Thursday. I sleep in a bit but am still tired in the morning. I’m probably too old to work until 2am. I go in to the office late and meet with the proposal-writing team. Again, the director doesn’t show up for the daily check-in meeting. In the last two weeks, he’s shown up once. We go over sections that are going to need attention, while we wait until tomorrow for feedback from our two first readers.
Since it’s the first day I’m not writing all day, I schedule meetings to check in with colleagues on other projects. Everyone comments on not having seen me much recently. I feel missed by my favorite colleagues.
It’s not enough, though, to quiet down the anxiety that has been building. I go hide in a room and meditate for a few moments. I try to create a sense of space and breathe into it.
Later, thought, I keep thinking about the surgery. I make a list of all the things that worry me about it. Then I address each worry, suggesting a strategy if there is one I can use.
Something going wrong during the surgery. This is out of my hands. The doctor is experienced. Odds are in my favor.
Having strangers poke and prod and examine me in very personal places. Write a letter ahead of time asking doctors and nurses to tell me before doing anything and to be very mindful of respect and privacy.
The sense of powerlessness and/or humiliation. Create a mental image of safety and well-being. Call that up when things get hard. Also, remind doctors and nurses about the letter in my file.
Not being able to set and maintain reasonable boundaries when I’m in pain or drugged.
Ask my husband to remind staff about my letter, if I am not able to do this.
Being intubated scares me and I hate the idea of a tube, or anything, pushed down my throat. This is out of my hands as well. It’s just part of the process. I won’t be awake for very long with the tube in my throat.
Five new scars on my abdomen.It will be okay. I’ve had a c-section scar for years, and it hasn’t mattered. New bathing suit after recovery.
My body will be less attractive to my husband.Seriously, don’t worry about this. My husband won’t mind. He has a big scar from his heart surgery, and that doesn’t change anything about my feelings for him. Don’t give in to sexist ideas about the skin and body of a woman being an essential part of her worth.
Pain after the surgery. Meditation. Rest. Oxycodone.
The bladder test the day after surgery, similar to what upset me so much in October. Have it all explained in detail beforehand. Ask nurse to be very mindful of respect and privacy.
Having to go home and keep the catheter over the weekend. Don’t plan for any visitors over the weekend. Remind myself it’s only three days. Meditate. Make ugly angry art about it. (Anyway, it might not happen.)
After all of this, the problem won’t be fixed or won’t stay fixed. This is out of my hands. Odds are in my favor.
What will happen to my feet/calves if I can’t do stretches? Check with the doctor about the yoga/stretching ban, and see if any of my physical therapy exercises can continue.

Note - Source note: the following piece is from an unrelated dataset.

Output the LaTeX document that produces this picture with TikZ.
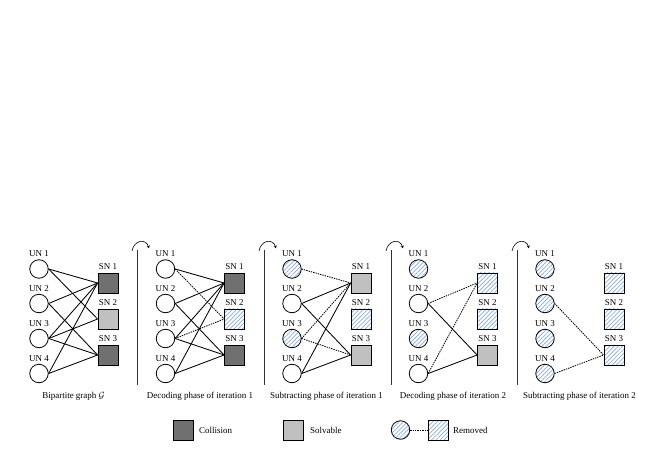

People at work getting too used to me being gone. Repeat this message to myself: It’s not as long as my last leave. I might be able to work from home after a couple of weeks. My contributions are good enough that they won’t be forgotten over a few weeks.
What it will be like to have intercourse again after healing. We’ll find out when we get to that part. My husband will agree to any pace that works for me.

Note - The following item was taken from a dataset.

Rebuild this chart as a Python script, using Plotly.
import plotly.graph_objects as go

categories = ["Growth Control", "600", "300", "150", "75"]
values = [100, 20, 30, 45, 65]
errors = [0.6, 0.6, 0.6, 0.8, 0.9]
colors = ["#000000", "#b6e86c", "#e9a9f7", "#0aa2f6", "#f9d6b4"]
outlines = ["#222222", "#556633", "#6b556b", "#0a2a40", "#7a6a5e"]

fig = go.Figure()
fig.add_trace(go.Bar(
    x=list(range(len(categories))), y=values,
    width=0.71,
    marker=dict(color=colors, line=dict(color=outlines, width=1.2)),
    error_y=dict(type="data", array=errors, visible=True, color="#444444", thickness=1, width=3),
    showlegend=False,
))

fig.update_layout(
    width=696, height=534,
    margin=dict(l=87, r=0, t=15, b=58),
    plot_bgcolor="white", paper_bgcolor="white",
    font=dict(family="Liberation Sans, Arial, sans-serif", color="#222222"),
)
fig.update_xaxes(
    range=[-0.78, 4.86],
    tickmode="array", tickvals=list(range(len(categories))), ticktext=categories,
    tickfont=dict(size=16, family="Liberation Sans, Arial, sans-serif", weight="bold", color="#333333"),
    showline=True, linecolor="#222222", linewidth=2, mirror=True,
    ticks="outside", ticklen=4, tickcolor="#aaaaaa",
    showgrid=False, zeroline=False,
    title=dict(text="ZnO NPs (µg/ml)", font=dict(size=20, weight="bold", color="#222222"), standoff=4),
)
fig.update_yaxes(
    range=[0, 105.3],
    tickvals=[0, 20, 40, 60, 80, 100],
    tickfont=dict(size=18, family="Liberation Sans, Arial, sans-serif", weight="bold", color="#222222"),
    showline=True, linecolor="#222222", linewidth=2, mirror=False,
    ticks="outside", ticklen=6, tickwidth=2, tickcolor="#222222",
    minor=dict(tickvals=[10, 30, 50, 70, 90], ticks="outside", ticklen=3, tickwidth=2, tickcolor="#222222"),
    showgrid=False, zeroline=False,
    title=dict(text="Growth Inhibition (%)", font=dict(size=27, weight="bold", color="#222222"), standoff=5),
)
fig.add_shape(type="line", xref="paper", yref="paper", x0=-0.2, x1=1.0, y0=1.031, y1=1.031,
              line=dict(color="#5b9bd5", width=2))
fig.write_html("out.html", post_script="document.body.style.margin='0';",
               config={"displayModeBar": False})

Is it really the right decision to have the hysterectomy? I already made this decision. There are good reasons I made it and those reasons haven’t changed. It doesn’t help to revisit the decision now. I can trust myself to have made the best decision I could with the information I had available to me.
I’ve got the self-talk and planning ahead stuff down. I need to do these things. But none of it touches the feelings.
I’m at the stage of therapy where I need to discover my feelings. I need to find out what they are, name them, and let myself feel them. I need to go beyond rational coping strategies. There’s a storm inside, and I don’t know what it is and I don’t know how to let it out.
Since I don’t know what to do with the storm, I want to harm myself.
I also want to connect to E., but I don’t know what to say to her. What am I asking for? Maybe I’m just attention-seeking? No, wait (lots of mental self-correction needed today), she said I can keep asking. I text her a flower and write “tag.” She answers with something a four-leaf clover. A few hours later, I send her a picture of a sun. She replies, I’m loving it. More tomorrow.
Right away, my littlest self feels hurt. I thought she was there for me. But she’s telling me to wait until tomorrow. It’s early. She doesn’t want to text me. My adult self knows this is unreasonable, but my adult self is used up writing the grant proposal.
Clearly I am too tired. I work on the proposal for a while and go to bed early.